Democrats subpoena ex-White House counsel
Washington – House Judiciary Committee Chairman Jerrold Nadler on Monday subpoenaed former White House Counsel Don McGahn for testimony following the special counsel’s report that said McGahn refused President Donald Trump’s request to curb or cut off the Russia investigation.
The New York Democrat announced his court action to compel McGahn to testify before the panel and provide documents. According to special counsel Robert Mueller’s report, McGahn was among the Trump aides who effectively halted the president’s efforts to influence the investigation, rebuffing his demand to set Mueller’s firing in motion.
“The Special Counsel’s report, even in redacted form, outlines substantial evidence that President Trump engaged in obstruction and other abuses,” Nadler said in a statement. “It now falls to Congress to determine for itself the full scope of the misconduct and to decide what steps to take in the exercise of our duties of oversight, legislation and constitutional accountability.”
The subpoena angered Republicans even as it functioned as a reassurance to impatient Democrats who have called for Trump’s impeachment.
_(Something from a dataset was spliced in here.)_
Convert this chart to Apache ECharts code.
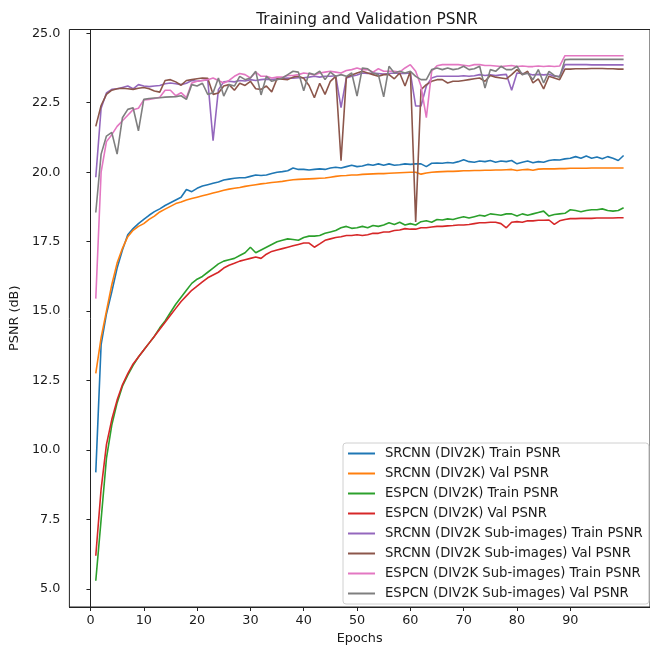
<!DOCTYPE html>
<html>
<head>
<meta charset="utf-8">
<title>Training and Validation PSNR</title>
<script src="https://cdn.jsdelivr.net/npm/echarts@6/dist/echarts.min.js"></script>
<style>
    html, body { margin: 0; padding: 0; background: #fff; }
    #echarts { width: 650px; height: 650px; }
</style>
</head>
<body>
<div id="echarts"></div>
<script>
/**
 * PSNR 训练曲线
 */

// epochs 1..100
const epochs = Array.from({ length: 100 }, (_, i) => i + 1);

const xTicks = [0, 10, 20, 30, 40, 50, 60, 70, 80, 90];
const yTicks = [5, 7.5, 10, 12.5, 15, 17.5, 20, 22.5, 25];

const seriesNames = [
    'SRCNN (DIV2K) Train PSNR',
    'SRCNN (DIV2K) Val PSNR',
    'ESPCN (DIV2K) Train PSNR',
    'ESPCN (DIV2K) Val PSNR',
    'SRCNN (DIV2K Sub-images) Train PSNR',
    'SRCNN (DIV2K Sub-images) Val PSNR',
    'ESPCN (DIV2K Sub-images) Train PSNR',
    'ESPCN (DIV2K Sub-images) Val PSNR'
];

const srcnnTrain = [
    9.2, 13.8, 14.9, 15.7, 16.55, 17.2, 17.75, 17.97, 18.15, 18.3,
    18.45, 18.58, 18.68, 18.8, 18.9, 19.0, 19.1, 19.38, 19.3, 19.42,
    19.5, 19.55, 19.6, 19.65, 19.72, 19.75, 19.78, 19.8, 19.8, 19.85,
    19.9, 19.88, 19.9, 19.95, 20.0, 20.02, 20.05, 20.15, 20.1, 20.1,
    20.08, 20.1, 20.12, 20.1, 20.15, 20.18, 20.15, 20.2, 20.25, 20.2,
    20.22, 20.28, 20.25, 20.3, 20.25, 20.3, 20.25, 20.27, 20.3, 20.28,
    20.3, 20.3, 20.2, 20.32, 20.33, 20.32, 20.35, 20.33, 20.38, 20.45,
    20.38, 20.36, 20.4, 20.38, 20.42, 20.36, 20.4, 20.38, 20.42, 20.3,
    20.36, 20.4, 20.34, 20.38, 20.36, 20.42, 20.45, 20.44, 20.48, 20.5,
    20.56, 20.5, 20.58, 20.5, 20.55, 20.48, 20.56, 20.5, 20.42, 20.6
];

const srcnnVal = [
    12.76, 14.05, 15.0, 15.95, 16.73, 17.26, 17.68, 17.91, 18.05, 18.15,
    18.3, 18.42, 18.57, 18.67, 18.77, 18.87, 18.93, 19.0, 19.05, 19.1,
    19.15, 19.2, 19.25, 19.3, 19.35, 19.39, 19.42, 19.45, 19.49, 19.52,
    19.55, 19.58, 19.6, 19.63, 19.65, 19.67, 19.7, 19.73, 19.74, 19.75,
    19.76, 19.77, 19.78, 19.79, 19.82, 19.85, 19.87, 19.88, 19.9, 19.9,
    19.92, 19.93, 19.94, 19.95, 19.95, 19.96, 19.97, 19.98, 19.99, 20.0,
    20.0, 19.93, 19.97, 20.0, 20.01, 20.02, 20.03, 20.03, 20.04, 20.05,
    20.05, 20.06, 20.06, 20.07, 20.07, 20.08, 20.08, 20.09, 20.1, 20.06,
    20.09, 20.1, 20.07, 20.11, 20.12, 20.12, 20.12, 20.13, 20.13, 20.14,
    20.14, 20.14, 20.14, 20.15, 20.15, 20.15, 20.15, 20.15, 20.15, 20.15
];

const espcnTrain = [
    5.3, 7.5, 9.7, 10.9, 11.7, 12.3, 12.7, 13.05, 13.35, 13.6,
    13.85, 14.1, 14.4, 14.65, 14.95, 15.25, 15.5, 15.75, 16.0, 16.15,
    16.25, 16.4, 16.55, 16.7, 16.8, 16.85, 16.9, 17.0, 17.1, 17.3,
    17.1, 17.2, 17.3, 17.4, 17.5, 17.55, 17.6, 17.58, 17.55, 17.65,
    17.7, 17.7, 17.72, 17.8, 17.85, 17.9, 18.0, 18.05, 17.98, 18.0,
    18.05, 18.0, 18.08, 18.05, 18.1, 18.18, 18.12, 18.2, 18.1, 18.15,
    18.1, 18.22, 18.25, 18.2, 18.3, 18.28, 18.32, 18.3, 18.35, 18.4,
    18.35, 18.4, 18.45, 18.42, 18.5, 18.48, 18.45, 18.5, 18.5, 18.42,
    18.5, 18.45, 18.5, 18.55, 18.6, 18.42, 18.48, 18.5, 18.52, 18.65,
    18.62, 18.58, 18.62, 18.65, 18.65, 18.68, 18.62, 18.6, 18.62, 18.72
];

const espcnVal = [
    6.2, 8.6, 10.2, 11.1, 11.8, 12.35, 12.75, 13.1, 13.35, 13.6,
    13.85, 14.1, 14.35, 14.6, 14.85, 15.1, 15.35, 15.55, 15.75, 15.9,
    16.05, 16.2, 16.3, 16.4, 16.55, 16.65, 16.72, 16.8, 16.85, 16.9,
    16.95, 16.9, 17.05, 17.15, 17.2, 17.25, 17.3, 17.35, 17.4, 17.45,
    17.45, 17.3, 17.42, 17.55, 17.6, 17.65, 17.68, 17.72, 17.72, 17.75,
    17.72, 17.75, 17.8, 17.8, 17.85, 17.85, 17.9, 17.92, 17.97, 17.95,
    17.95, 18.0, 18.0, 18.03, 18.05, 18.05, 18.07, 18.08, 18.1, 18.1,
    18.12, 18.15, 18.18, 18.18, 18.2, 18.2, 18.15, 18.0, 18.2, 18.22,
    18.2, 18.25, 18.25, 18.27, 18.27, 18.28, 18.12, 18.25, 18.3, 18.33,
    18.33, 18.34, 18.34, 18.34, 18.35, 18.35, 18.35, 18.35, 18.36, 18.36
];

const srcnnSubTrain = [
    19.82, 22.3, 22.85, 22.98, 23.0, 23.05, 23.1, 23.0, 23.15, 23.1,
    23.08, 23.1, 23.12, 23.18, 23.21, 23.18, 23.15, 23.2, 23.3, 23.27,
    23.3, 23.32, 21.13, 22.97, 23.25, 23.27, 23.25, 23.3, 23.28, 23.33,
    23.3, 23.33, 23.35, 23.33, 23.36, 23.38, 23.39, 23.38, 23.4, 23.4,
    23.42, 23.45, 23.42, 23.45, 23.45, 23.47, 22.32, 23.39, 23.45, 23.5,
    23.57, 23.55, 23.57, 23.55, 23.53, 23.55, 23.57, 23.55, 23.55, 23.57,
    22.38, 22.38, 23.1, 23.39, 23.45, 23.45, 23.45, 23.45, 23.45, 23.47,
    23.45, 23.47, 23.51, 23.48, 23.5, 23.48, 23.5, 23.52, 22.95, 23.57,
    23.55, 23.55, 23.5, 23.52, 23.5, 23.52, 23.45, 23.45, 23.87, 23.87,
    23.87, 23.87, 23.87, 23.86, 23.86, 23.86, 23.86, 23.86, 23.86, 23.86
];

const srcnnSubVal = [
    21.65, 22.4, 22.8, 22.95, 23.0, 23.02, 23.0, 22.98, 23.02, 23.05,
    23.0, 22.92, 22.88, 23.3, 23.33, 23.25, 23.13, 23.3, 23.33, 23.36,
    23.39, 23.38, 22.8, 22.85, 23.1, 23.15, 22.95, 23.2, 23.12, 23.27,
    23.0, 22.98, 23.1, 22.89, 23.36, 23.35, 23.33, 23.42, 23.45, 23.38,
    23.12, 22.68, 23.2, 22.8, 23.27, 23.45, 20.41, 23.42, 23.5, 23.57,
    23.63, 23.57, 23.51, 23.45, 23.51, 23.51, 23.36, 23.57, 23.1, 23.63,
    18.21, 22.97, 23.15, 23.27, 23.33, 23.33, 23.21, 23.27, 23.27, 23.3,
    23.33, 23.36, 23.39, 23.27, 23.48, 23.42, 23.39, 23.36, 23.51, 23.69,
    23.51, 23.63, 23.21, 23.36, 23.0, 23.45, 23.39, 23.33, 23.71, 23.71,
    23.72, 23.72, 23.72, 23.73, 23.73, 23.73, 23.72, 23.72, 23.71, 23.71
];

const espcnSubTrain = [
    15.45, 20.0, 21.1, 21.35, 21.65, 21.85, 22.05, 22.25, 22.3, 22.6,
    22.62, 22.65, 22.7, 22.95, 22.95, 22.75, 22.86, 22.68, 23.21, 23.27,
    23.3, 23.33, 23.39, 23.3, 23.21, 23.3, 23.45, 23.55, 23.51, 23.39,
    23.6, 23.45, 23.45, 23.39, 23.42, 23.42, 23.48, 23.48, 23.51, 23.57,
    23.54, 23.5, 23.57, 23.6, 23.63, 23.6, 23.57, 23.66, 23.69, 23.75,
    23.69, 23.69, 23.6, 23.72, 23.63, 23.63, 23.63, 23.6, 23.75, 23.87,
    23.63, 23.1, 21.96, 23.63, 23.83, 23.87, 23.87, 23.87, 23.87, 23.85,
    23.82, 23.87, 23.87, 23.84, 23.84, 23.82, 23.8, 23.82, 23.84, 23.8,
    23.82, 23.8, 23.8, 23.82, 23.8, 23.82, 23.8, 23.82, 24.19, 24.19,
    24.19, 24.19, 24.19, 24.19, 24.19, 24.19, 24.19, 24.19, 24.19, 24.19
];

const espcnSubVal = [
    18.55, 20.65, 21.3, 21.43, 20.65, 21.96, 22.26, 22.32, 21.49, 22.62,
    22.65, 22.67, 22.68, 22.7, 22.71, 22.72, 22.75, 22.62, 23.15, 23.1,
    23.2, 22.8, 22.86, 23.39, 22.74, 23.15, 23.1, 23.45, 23.33, 23.39,
    23.63, 22.78, 23.45, 23.27, 23.33, 23.39, 23.51, 23.63, 23.6, 22.93,
    23.57, 23.51, 23.63, 23.33, 23.6, 23.45, 23.51, 23.45, 23.57, 22.74,
    23.75, 23.72, 23.57, 23.51, 22.71, 23.81, 23.57, 23.63, 23.57, 23.63,
    23.45, 23.33, 23.33, 23.69, 23.75, 23.69, 23.75, 23.69, 23.72, 23.81,
    23.69, 23.72, 23.81, 23.03, 23.69, 23.63, 23.81, 23.69, 23.69, 23.81,
    23.51, 23.57, 23.33, 23.69, 23.21, 23.63, 23.48, 23.42, 24.05, 24.06,
    24.06, 24.06, 24.06, 24.06, 24.06, 24.06, 24.06, 24.06, 24.06, 24.06
];

const seriesValues = [
    srcnnTrain, srcnnVal, espcnTrain, espcnVal,
    srcnnSubTrain, srcnnSubVal, espcnSubTrain, espcnSubVal
];

// matplotlib tab10
const colors = ['#1f77b4', '#ff7f0e', '#2ca02c', '#d62728', '#9467bd', '#8c564b', '#e377c2', '#7f7f7f'];

const FONT = 'DejaVu Sans';
const INK = '#1a1a1a';
const FS = 12.8;

let createEchart = function (echartsInName, option) {
    let chart = echarts.init(document.getElementById(echartsInName), null, { renderer: 'canvas' });
    chart.setOption(option);
    return chart;
}

let psnrChart = function () {
    let series = seriesNames.map((name, i) => ({
        name: name,
        type: 'line',
        data: epochs.map((ep, j) => [ep, seriesValues[i][j]]),
        showSymbol: false,
        symbol: 'none',
        color: colors[i],
        lineStyle: { width: 1.6, color: colors[i] },
        clip: true
    }));

    let option = {
        animation: false,
        backgroundColor: '#fff',
        title: {
            text: 'Training and Validation PSNR',
            left: 362,
            top: 7,
            textAlign: 'center',
            textStyle: { fontFamily: FONT, fontSize: 15.4, fontWeight: 'normal', color: INK }
        },
        legend: {
            orient: 'vertical',
            left: 343,
            top: 443,
            padding: [3, 6, 3, 5],
            itemGap: 5,
            itemWidth: 27,
            itemHeight: 2,
            icon: 'rect',
            backgroundColor: 'rgba(255,255,255,0.8)',
            borderColor: '#d0d0d0',
            borderWidth: 1,
            borderRadius: 3,
            textStyle: { fontFamily: FONT, fontSize: 13.2, color: INK, lineHeight: 15, padding: [0, 0, 0, 5] },
            data: seriesNames
        },
        grid: {
            left: 69,
            top: 29.5,
            width: 584,
            height: 581.8,
            show: true,
            borderColor: '#222',
            borderWidth: 1,
            backgroundColor: 'transparent'
        },
        xAxis: {
            type: 'value',
            min: -3.95,
            max: 104.95,
            name: 'Epochs',
            nameLocation: 'middle',
            nameGap: 25,
            nameTextStyle: { fontFamily: FONT, fontSize: FS, color: INK },
            splitLine: { show: false },
            axisLine: { show: true, lineStyle: { color: '#222', width: 1 } },
            axisTick: { show: true, length: 4, customValues: xTicks, lineStyle: { color: '#222' } },
            axisLabel: {
                customValues: xTicks,
                margin: 7,
                fontFamily: FONT,
                fontSize: FS,
                color: INK,
                formatter: v => String(v)
            }
        },
        yAxis: {
            type: 'value',
            min: 4.356,
            max: 25.134,
            name: 'PSNR (dB)',
            nameLocation: 'middle',
            nameGap: 45,
            nameTextStyle: { fontFamily: FONT, fontSize: FS, color: INK },
            splitLine: { show: false },
            axisLine: { show: true, lineStyle: { color: '#222', width: 1 } },
            axisTick: { show: true, length: 4, customValues: yTicks, lineStyle: { color: '#222' } },
            axisLabel: {
                customValues: yTicks,
                margin: 9,
                fontFamily: FONT,
                fontSize: FS,
                color: INK,
                formatter: v => v.toFixed(1)
            }
        },
        series: series
    };

    return option;
}

window.onload = function () {
    createEchart('echarts', psnrChart());
}
</script>
</body>
</html>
Nadler released the statement and the subpoena as House Speaker Nancy Pelosi in a conference call urged rank-and-file Democrats to let the investigative process establish facts before talking up impeachment.
Rep. Doug Collins of Georgia, the top Republican on the Judiciary panel, pointed out that McGahn sat for 30 hours of interviews with Mueller and said Nadler was asking for some items that he knows cannot be produced.
McGahn was a vital witness for Mueller, recounting the president’s outrage over the investigation and his efforts to curtail it.
He described, for instance, being called at home by the president on the night of June 17, 2017, and directed to call the Justice Department and say that Mueller had conflicts of interest and should be removed. McGahn declined the command, “deciding that he would resign rather than trigger what he regarded as a potential Saturday Night Massacre,” the Mueller report said.
Once that episode became public in the news media, the president demanded that McGahn dispute the reports and asked him why he had told Mueller about it and why he had taken notes of their conversations. McGahn refused to back down, the report said.
Nadler’s announcement came as he joined Pelosi on a conference call with rank-and-file Democrats for the first caucus-wide discussion of the Mueller report since it was released on Thursday. In a letter earlier Monday, Pelosi acknowledged that the party’s officeholders have a range of views on how to proceed. But she counseled them repeatedly to go after facts, not resort to “passion or prejudice” in the intense run-up to the 2020 presidential and congressional elections.
She is the de facto leader of her party until Democrats nominate a presidential candidate.
“We all firmly agree that we should proceed down a path of finding the truth,” Pelosi wrote. “It is also important to know that the facts regarding holding the president accountable can be gained outside of impeachment hearings.”
Either way, Trump insisted he wasn’t worried.
“Not even a little bit,” he said when asked Monday whether he was concerned about impeachment. However, his many tweets indicate he is hardly shrugging it aside.